_Brief_
Begin with the first line and repeat exactly through the line containing "82.2, 82.8, 82.8];"; leave every image out.

■ ■ ■

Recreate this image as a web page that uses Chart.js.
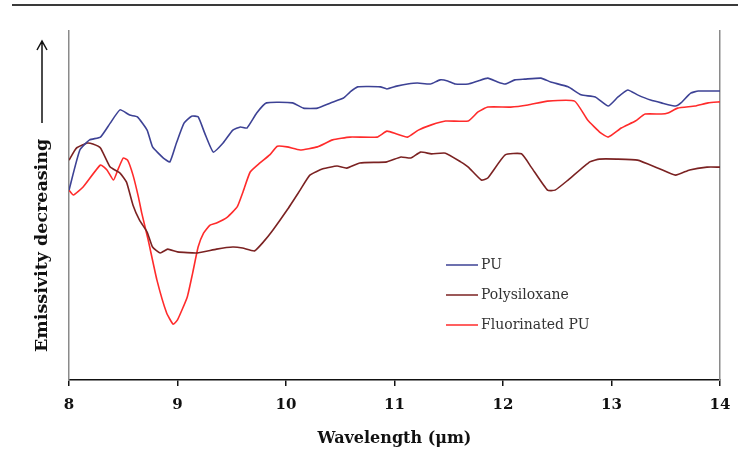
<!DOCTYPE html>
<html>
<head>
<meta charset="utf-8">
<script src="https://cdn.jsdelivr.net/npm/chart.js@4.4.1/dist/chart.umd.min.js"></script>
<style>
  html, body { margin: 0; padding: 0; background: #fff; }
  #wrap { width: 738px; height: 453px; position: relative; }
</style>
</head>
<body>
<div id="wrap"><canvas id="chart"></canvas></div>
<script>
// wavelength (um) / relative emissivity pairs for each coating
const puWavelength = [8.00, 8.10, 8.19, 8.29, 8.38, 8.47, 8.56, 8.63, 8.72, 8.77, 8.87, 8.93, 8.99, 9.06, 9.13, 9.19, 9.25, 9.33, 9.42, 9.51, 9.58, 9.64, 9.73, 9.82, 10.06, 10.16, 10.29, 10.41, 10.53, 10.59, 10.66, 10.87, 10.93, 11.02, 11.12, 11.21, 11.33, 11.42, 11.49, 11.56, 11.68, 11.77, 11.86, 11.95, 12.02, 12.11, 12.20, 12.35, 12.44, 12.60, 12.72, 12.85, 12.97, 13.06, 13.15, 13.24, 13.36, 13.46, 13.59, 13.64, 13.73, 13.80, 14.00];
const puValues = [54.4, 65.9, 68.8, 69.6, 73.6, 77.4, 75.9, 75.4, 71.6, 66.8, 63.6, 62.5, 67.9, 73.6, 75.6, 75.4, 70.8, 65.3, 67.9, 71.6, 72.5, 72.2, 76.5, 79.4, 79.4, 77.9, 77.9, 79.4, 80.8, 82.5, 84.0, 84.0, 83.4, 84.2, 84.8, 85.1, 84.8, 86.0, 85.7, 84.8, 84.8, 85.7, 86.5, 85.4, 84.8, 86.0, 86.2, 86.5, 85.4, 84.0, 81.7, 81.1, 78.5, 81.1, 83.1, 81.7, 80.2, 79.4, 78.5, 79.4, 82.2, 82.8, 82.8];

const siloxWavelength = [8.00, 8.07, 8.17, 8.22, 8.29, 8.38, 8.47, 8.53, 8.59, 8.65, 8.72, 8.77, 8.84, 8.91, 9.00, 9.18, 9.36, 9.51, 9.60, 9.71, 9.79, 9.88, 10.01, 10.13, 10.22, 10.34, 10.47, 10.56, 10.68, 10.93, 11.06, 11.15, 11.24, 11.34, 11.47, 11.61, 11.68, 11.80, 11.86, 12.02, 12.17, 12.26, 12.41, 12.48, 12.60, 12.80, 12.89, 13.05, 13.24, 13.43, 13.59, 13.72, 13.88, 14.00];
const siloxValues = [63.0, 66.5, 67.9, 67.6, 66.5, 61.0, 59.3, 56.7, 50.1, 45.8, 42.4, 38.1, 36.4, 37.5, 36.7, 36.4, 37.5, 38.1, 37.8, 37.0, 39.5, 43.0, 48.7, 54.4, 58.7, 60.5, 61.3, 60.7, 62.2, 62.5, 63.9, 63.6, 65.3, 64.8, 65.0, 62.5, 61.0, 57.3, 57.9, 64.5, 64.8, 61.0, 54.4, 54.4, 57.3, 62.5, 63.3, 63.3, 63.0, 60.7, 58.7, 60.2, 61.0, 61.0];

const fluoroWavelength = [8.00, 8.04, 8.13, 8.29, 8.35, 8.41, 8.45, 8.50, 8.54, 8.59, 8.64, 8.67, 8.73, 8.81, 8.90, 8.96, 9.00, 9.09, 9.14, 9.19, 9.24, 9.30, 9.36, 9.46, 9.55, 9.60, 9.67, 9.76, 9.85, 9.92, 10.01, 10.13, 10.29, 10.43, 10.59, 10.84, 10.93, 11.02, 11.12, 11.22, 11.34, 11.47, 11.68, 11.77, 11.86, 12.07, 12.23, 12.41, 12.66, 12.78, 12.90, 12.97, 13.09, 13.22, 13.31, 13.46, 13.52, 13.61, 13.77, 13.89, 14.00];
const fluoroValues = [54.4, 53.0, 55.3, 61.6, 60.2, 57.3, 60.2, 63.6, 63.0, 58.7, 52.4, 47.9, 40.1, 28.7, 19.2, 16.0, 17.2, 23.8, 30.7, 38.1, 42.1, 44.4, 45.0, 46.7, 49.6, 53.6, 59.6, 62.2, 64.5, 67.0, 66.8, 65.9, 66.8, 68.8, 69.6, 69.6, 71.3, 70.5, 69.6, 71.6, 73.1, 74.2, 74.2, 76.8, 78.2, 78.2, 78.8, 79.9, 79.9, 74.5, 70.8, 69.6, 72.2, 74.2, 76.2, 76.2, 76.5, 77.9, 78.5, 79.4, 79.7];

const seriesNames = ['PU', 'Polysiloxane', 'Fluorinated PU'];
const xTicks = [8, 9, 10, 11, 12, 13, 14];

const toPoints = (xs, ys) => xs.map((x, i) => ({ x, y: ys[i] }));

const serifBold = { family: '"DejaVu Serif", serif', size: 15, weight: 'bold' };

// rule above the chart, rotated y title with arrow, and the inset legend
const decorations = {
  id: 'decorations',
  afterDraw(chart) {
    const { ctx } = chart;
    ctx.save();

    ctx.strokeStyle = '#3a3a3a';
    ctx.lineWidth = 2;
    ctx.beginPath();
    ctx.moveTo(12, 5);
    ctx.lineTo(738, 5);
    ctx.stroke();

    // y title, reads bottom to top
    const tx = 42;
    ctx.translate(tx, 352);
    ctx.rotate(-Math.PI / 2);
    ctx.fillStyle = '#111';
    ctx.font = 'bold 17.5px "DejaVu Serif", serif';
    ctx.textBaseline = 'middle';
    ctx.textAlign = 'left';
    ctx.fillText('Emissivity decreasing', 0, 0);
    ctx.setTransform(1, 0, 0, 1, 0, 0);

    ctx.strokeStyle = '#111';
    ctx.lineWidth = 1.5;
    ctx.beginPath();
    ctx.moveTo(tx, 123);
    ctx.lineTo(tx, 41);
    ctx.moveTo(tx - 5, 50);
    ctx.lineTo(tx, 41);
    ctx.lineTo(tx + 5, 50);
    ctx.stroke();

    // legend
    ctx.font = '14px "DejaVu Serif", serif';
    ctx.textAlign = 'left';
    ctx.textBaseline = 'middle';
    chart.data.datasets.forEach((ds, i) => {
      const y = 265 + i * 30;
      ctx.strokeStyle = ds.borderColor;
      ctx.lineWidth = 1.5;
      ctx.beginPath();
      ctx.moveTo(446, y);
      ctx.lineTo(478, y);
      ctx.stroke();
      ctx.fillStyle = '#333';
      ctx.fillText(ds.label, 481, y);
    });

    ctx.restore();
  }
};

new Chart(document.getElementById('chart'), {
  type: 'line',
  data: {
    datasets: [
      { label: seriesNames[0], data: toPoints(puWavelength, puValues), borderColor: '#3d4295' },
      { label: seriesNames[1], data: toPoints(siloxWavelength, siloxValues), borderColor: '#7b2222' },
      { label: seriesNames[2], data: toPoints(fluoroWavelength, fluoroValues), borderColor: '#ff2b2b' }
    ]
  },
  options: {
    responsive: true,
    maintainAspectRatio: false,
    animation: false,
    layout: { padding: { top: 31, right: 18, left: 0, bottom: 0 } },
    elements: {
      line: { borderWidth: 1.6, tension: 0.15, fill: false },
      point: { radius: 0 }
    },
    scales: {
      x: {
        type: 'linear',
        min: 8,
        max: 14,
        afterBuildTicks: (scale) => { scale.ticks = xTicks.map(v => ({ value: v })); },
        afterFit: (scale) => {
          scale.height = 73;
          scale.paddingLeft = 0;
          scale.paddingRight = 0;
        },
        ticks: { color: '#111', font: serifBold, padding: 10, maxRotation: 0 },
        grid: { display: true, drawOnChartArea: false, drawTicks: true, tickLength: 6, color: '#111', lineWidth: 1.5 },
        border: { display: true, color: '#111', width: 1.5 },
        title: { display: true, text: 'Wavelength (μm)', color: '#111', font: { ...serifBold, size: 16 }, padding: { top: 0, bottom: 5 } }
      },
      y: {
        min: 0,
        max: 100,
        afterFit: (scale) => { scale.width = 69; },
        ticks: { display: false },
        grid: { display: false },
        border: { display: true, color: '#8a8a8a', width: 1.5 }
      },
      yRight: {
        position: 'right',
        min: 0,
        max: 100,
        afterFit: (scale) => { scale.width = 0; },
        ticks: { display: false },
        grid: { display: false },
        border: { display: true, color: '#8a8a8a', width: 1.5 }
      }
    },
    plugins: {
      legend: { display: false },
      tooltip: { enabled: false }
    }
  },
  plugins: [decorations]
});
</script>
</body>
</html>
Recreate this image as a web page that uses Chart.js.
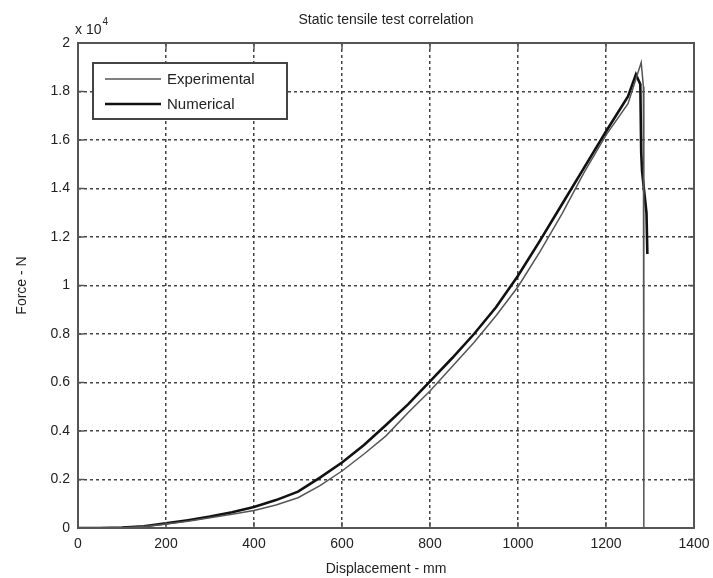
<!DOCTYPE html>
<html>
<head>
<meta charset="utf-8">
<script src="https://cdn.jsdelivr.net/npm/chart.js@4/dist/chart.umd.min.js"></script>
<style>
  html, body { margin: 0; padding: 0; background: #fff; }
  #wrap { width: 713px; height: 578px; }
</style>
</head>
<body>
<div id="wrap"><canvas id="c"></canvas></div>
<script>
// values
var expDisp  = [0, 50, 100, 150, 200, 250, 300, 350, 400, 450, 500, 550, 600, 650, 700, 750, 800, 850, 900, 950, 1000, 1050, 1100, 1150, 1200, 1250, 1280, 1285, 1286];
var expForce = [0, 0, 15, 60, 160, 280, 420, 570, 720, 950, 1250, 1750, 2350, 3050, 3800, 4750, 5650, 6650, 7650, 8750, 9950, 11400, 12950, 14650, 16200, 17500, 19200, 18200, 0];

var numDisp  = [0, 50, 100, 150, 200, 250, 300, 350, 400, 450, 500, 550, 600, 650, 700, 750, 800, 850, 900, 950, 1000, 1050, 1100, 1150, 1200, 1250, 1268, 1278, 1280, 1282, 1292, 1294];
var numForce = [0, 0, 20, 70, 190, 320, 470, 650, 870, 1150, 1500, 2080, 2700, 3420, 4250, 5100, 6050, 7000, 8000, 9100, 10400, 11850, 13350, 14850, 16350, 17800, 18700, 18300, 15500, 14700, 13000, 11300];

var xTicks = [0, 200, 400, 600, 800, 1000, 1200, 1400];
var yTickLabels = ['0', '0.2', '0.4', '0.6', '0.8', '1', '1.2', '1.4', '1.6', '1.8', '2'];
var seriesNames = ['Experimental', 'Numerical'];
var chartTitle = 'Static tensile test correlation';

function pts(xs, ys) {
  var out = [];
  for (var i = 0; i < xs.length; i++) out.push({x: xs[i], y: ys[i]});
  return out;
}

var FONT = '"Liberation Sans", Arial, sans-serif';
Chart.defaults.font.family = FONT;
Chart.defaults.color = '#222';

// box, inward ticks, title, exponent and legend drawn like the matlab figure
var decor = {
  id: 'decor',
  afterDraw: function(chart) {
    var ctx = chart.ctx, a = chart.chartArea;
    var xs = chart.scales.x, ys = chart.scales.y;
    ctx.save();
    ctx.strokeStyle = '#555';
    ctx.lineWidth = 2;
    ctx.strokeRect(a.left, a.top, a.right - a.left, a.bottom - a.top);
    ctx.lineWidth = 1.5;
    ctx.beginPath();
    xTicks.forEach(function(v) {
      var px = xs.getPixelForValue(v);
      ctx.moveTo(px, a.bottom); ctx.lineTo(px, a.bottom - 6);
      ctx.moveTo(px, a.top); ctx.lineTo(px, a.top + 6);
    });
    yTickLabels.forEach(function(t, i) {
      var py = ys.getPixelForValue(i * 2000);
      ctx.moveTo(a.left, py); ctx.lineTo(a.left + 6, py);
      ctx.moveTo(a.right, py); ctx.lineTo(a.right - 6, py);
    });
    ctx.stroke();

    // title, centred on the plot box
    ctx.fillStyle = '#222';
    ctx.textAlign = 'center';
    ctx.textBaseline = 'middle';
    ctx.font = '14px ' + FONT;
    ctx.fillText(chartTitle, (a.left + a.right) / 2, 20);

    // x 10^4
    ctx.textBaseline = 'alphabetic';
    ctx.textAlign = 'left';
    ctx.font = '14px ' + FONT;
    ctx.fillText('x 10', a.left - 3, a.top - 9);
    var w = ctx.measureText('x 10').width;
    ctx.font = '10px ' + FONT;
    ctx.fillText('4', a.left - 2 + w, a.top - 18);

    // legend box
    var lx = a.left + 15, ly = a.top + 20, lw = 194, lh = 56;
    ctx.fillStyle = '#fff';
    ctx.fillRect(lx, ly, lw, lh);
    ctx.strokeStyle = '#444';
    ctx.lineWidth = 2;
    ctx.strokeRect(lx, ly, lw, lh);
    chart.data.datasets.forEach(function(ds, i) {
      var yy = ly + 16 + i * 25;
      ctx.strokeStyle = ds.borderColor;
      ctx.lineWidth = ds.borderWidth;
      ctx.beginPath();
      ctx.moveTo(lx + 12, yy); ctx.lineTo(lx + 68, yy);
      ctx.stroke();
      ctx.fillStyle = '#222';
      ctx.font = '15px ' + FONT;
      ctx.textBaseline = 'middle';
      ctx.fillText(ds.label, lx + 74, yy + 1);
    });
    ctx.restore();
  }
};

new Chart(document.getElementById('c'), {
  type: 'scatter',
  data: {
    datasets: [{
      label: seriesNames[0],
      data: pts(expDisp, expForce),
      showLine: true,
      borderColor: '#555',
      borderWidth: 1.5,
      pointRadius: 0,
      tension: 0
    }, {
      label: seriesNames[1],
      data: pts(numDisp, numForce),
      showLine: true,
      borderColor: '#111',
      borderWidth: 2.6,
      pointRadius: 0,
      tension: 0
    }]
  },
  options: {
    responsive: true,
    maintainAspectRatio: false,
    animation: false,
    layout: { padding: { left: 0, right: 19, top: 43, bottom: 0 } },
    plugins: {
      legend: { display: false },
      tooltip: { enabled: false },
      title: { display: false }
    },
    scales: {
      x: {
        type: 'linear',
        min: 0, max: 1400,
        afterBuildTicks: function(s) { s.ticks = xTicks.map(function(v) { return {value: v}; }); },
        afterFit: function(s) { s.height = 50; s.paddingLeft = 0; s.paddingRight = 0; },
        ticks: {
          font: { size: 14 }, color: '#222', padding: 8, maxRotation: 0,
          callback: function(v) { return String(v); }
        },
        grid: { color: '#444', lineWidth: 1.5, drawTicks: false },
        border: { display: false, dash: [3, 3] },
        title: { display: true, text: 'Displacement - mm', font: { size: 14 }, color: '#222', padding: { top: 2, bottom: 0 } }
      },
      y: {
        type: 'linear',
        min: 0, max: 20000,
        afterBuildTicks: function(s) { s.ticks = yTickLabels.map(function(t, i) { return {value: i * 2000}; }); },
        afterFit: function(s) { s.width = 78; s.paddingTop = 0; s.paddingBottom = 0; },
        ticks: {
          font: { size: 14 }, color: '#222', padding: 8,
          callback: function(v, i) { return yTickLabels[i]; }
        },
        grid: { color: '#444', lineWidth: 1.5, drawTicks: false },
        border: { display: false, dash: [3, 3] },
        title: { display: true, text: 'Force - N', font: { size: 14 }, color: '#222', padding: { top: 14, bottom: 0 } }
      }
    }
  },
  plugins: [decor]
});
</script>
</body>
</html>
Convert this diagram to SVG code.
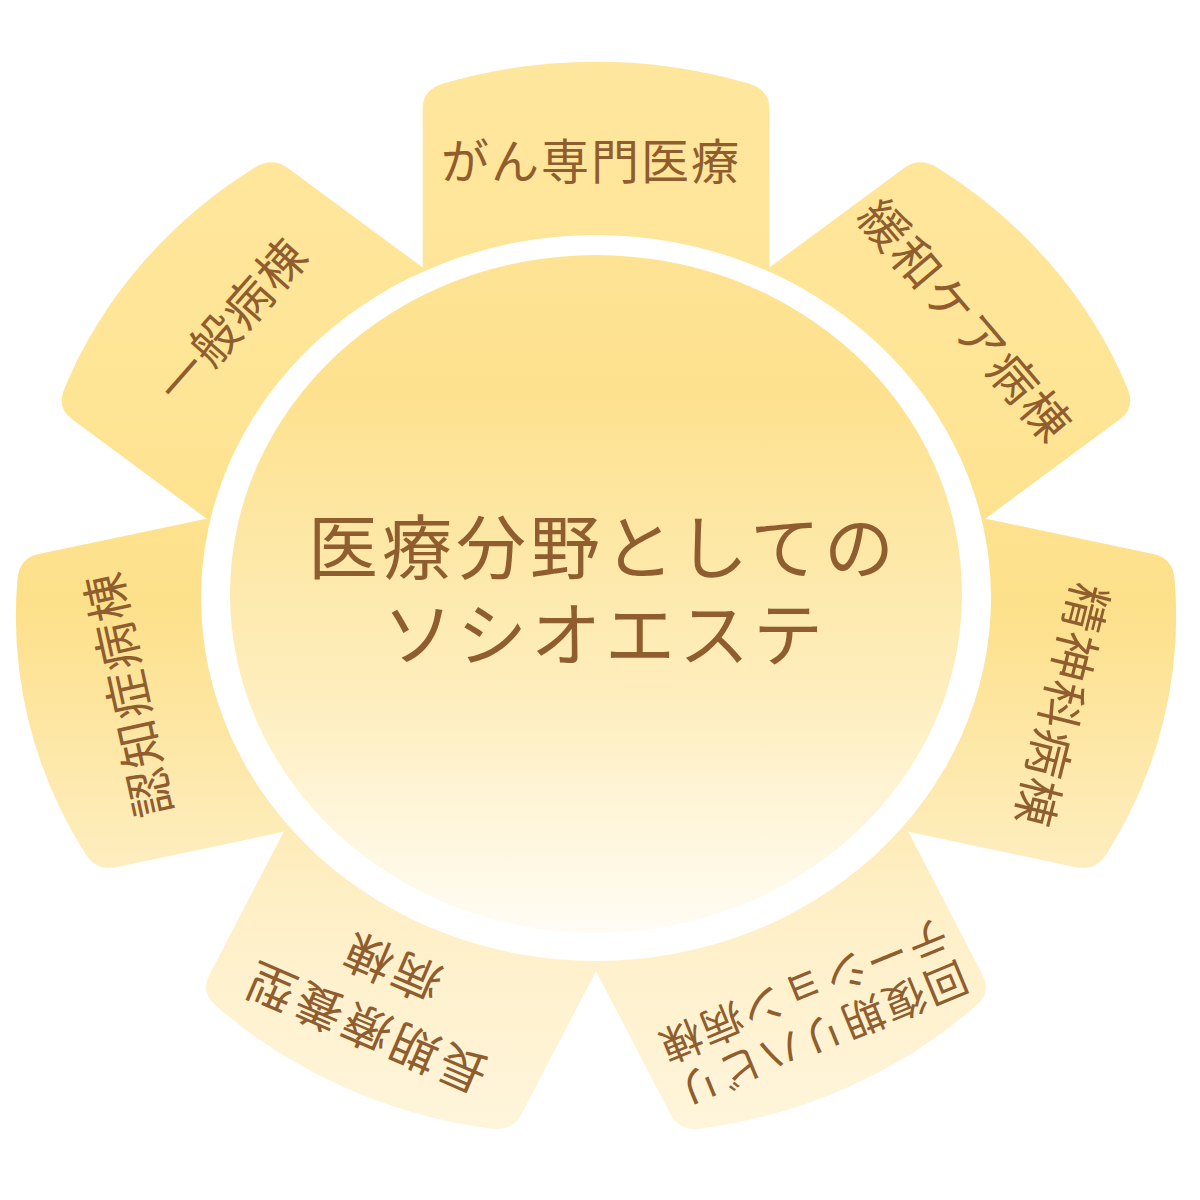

■ ■ ■

_Task answer_
Recreate this image as a web page that uses Chart.js.
<!DOCTYPE html>
<html>
<head>
<meta charset="utf-8">
<script src="https://cdn.jsdelivr.net/npm/chart.js@4.4.1/dist/chart.umd.min.js"></script>
<style>
  html, body { margin: 0; padding: 0; background: #fff; }
  #wrap { width: 738px; height: 453px; position: relative; }
</style>
</head>
<body>
<div id="wrap"><canvas id="chart"></canvas></div>
<script>
// wavelength (um) / relative emissivity pairs for each coating
const puWavelength = [8.00, 8.10, 8.19, 8.29, 8.38, 8.47, 8.56, 8.63, 8.72, 8.77, 8.87, 8.93, 8.99, 9.06, 9.13, 9.19, 9.25, 9.33, 9.42, 9.51, 9.58, 9.64, 9.73, 9.82, 10.06, 10.16, 10.29, 10.41, 10.53, 10.59, 10.66, 10.87, 10.93, 11.02, 11.12, 11.21, 11.33, 11.42, 11.49, 11.56, 11.68, 11.77, 11.86, 11.95, 12.02, 12.11, 12.20, 12.35, 12.44, 12.60, 12.72, 12.85, 12.97, 13.06, 13.15, 13.24, 13.36, 13.46, 13.59, 13.64, 13.73, 13.80, 14.00];
const puValues = [54.4, 65.9, 68.8, 69.6, 73.6, 77.4, 75.9, 75.4, 71.6, 66.8, 63.6, 62.5, 67.9, 73.6, 75.6, 75.4, 70.8, 65.3, 67.9, 71.6, 72.5, 72.2, 76.5, 79.4, 79.4, 77.9, 77.9, 79.4, 80.8, 82.5, 84.0, 84.0, 83.4, 84.2, 84.8, 85.1, 84.8, 86.0, 85.7, 84.8, 84.8, 85.7, 86.5, 85.4, 84.8, 86.0, 86.2, 86.5, 85.4, 84.0, 81.7, 81.1, 78.5, 81.1, 83.1, 81.7, 80.2, 79.4, 78.5, 79.4, 82.2, 82.8, 82.8];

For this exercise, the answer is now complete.